Hiya Mark, glad you liked it! As for THE WORM TURNS, Hans Perk posted a draft of THE WORM TURNS on his blog (http://afilmla.blogspot.com/2006/12/prod-um47-worm-turns-incomplete_09.html), though it’s incomplete. I suppose if I gathered more information on the short, I could write about it, though I’d have to ask Hans first.
My copy of the Taschen book is on backorder at the moment with Amazon. I hope that is an indicator that it’s doing well. I also got my copy of the the recent Fantagraphic release Mickey Mouse: The Greatest Adventures which is another delightfully put together book. So many great Mickey books coming together recently.

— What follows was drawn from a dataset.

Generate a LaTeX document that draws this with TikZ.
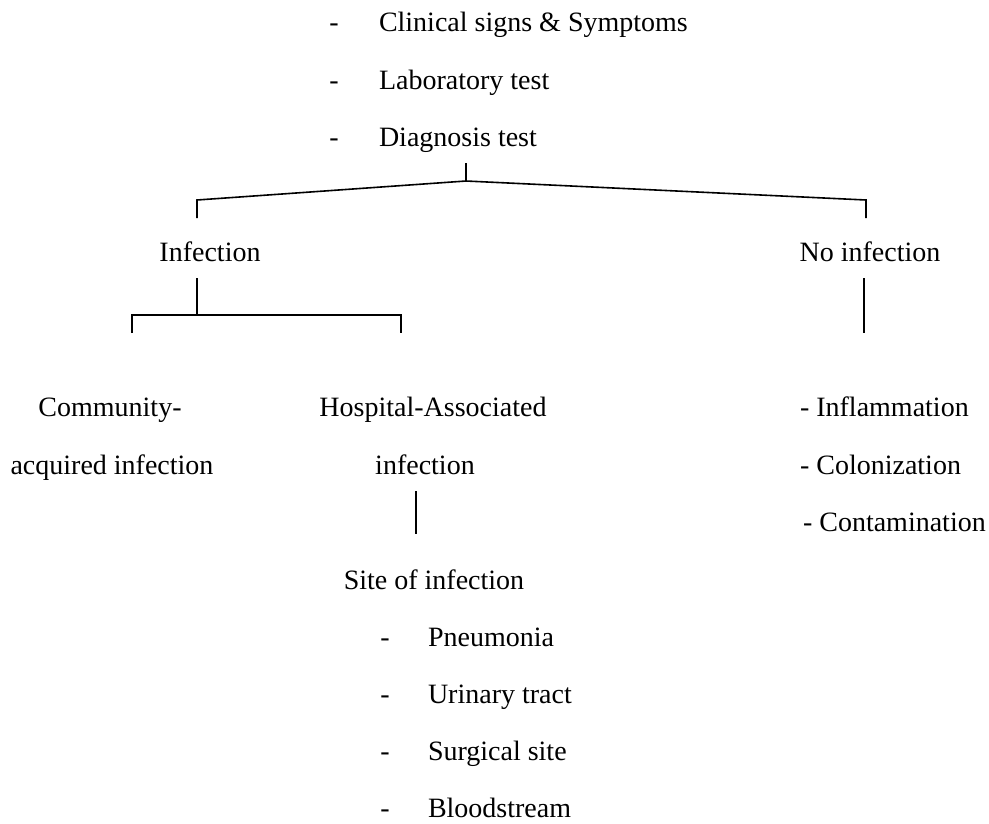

I’ve done some research on Ancestry and Newspapers.com, and I have concluded that the same Sonny (alternately spelled Sunny) Dawson who voiced Mortimer in the short could have also been a performer in Snow White. Dawson played as a yodeling guitarist in a musical troupe called Stuart Hamblen and His Covered Wagon Jubileans, and he was branded as “America’s Champion Yodeler”. He did some yodeling for another film called Heidi, and he soon joined as a member of Skinnay Ennis’ band alongside Carmine Calhoun.
Dawson performed in the “Silly Song” in Snow White and the Seven Dwarfs, alongside other yodelers, including famed Disney sound man James “Jimmy” Macdonald and Freeman High.
One article mentions his birth name was Donald Palm.
(Also, to add to the confusion, there was another performer named ‘Little Sonny’ Dawson who performed with Glen Rice and his Beverly Hillbillies. But this one may have been a child in 1936, around 14 or 15 years old.)